Para o analista, outra alternativa para os países latino-americanos seria seguir algumas práticas adotadas pelas potências do BRICS e que lhes permitam ter redes sociais "próprias" baseadas nos seus próprios territórios.

"O que precisa ser feito é o que a Rússia fez com o VK ou o que a China fez com o WeChat. Se fosse possível, a América Latina deveria ter um formato de interação comum, cujos algoritmos e inteligência artificial [IA] fossem gerenciados por países soberanos", disse.

 

•        Elon Musk tem que cumprir ordem judicial, afirma Juscelino Filho

O governo federal vai continuar exigindo que a Starlink cumpra a ordem judicial de bloqueio da rede social X no Brasil, afirmou o ministro das Comunicações, Juscelino Filho, nesta quarta-feira (4), no programa "Bom dia, Ministro" do Canal Gov.

“No Brasil, ordem judicial se cumpre. Quando uma determinada empresa descumpre uma decisão judicial, como estava descumprindo, e mais do que isso, ainda chega ao tom de provocar, de afrontar, ela merece toda a repulsa da população brasileira, do governo e do país".

A Agência Nacional de Telecomunicações notificou na sexta-feira (30) todas as operadoras de internet do país para cumprirem a decisão do ministro do Supremo Tribunal Federal (STF), Alexandre de Moraes, e que foi respaldada pela 1ª Turma da corte.

"Nós temos soberania nacional, nós temos a democracia, uma constituição que é obedecida por todos e não é um sujeito com maior poderio econômico, ricaço de fora do país, que vai afrontar o Brasil.

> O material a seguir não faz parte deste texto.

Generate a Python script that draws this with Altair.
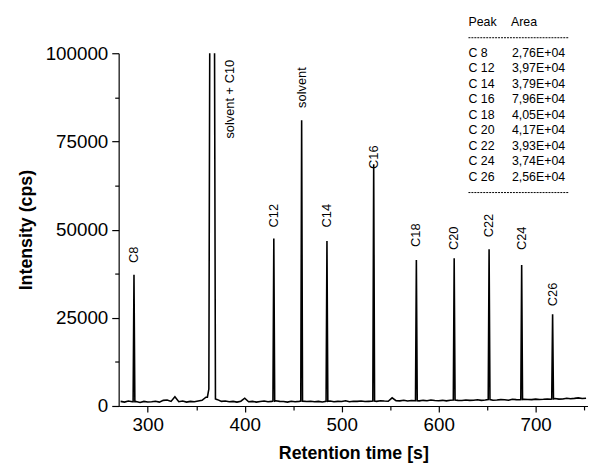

Não vamos admitir isso jamais”, disse o ministro.

O descumprimento de ordem judicial, segundo o ministro, não será só de multa, mas também a abertura de um processo de cassação da outorga da prestação do serviço no Brasil. “Se eles não cumprirem isso, naturalmente a Anatel e o Ministério das Comunicações vão abrir um processo de cassação dessa outorga. Mas a gente espera que a decisão judicial no Brasil seja cumprida”, finalizou.

<><> Escolas conectadas

No programa, o ministro Juscelino destacou a meta de levar internet de qualidade e reduzir as desigualdades nas escolas brasileiras. O objetivo é levar internet de banda larga e wi-fi para até 20 mil escolas públicas no ensino básico até 2026. A iniciativa viabilizará o investimento de até R$ 1,2 bilhão.

Para atingir o objetivo, o MCom implementou o programa Estratégia Nacional das Escolas Conectadas (ENEC). Os recursos resultam de edital de renúncia fiscal do Fundo de Universalização dos Serviços de Telecomunicações (Fust),articulado entre o Ministério das Comunicações (MCom) e Ministério das Educação (MEC).

“Temos colocado a Estratégia Nacional das Escolas Conectadas, como a prioridade número um da nossa gestão, porque nós enxergamos nessa estratégia um programa uma ferramenta transformadora, no futuro dessas gerações que estudam em escola pública, de ter acesso a conectividade, conteúdo pedagógico, inclusão digital, laboratório, equipamentos nas escolas públicas”, enfatizou o ministro da Comunicações, Juscelino Filho.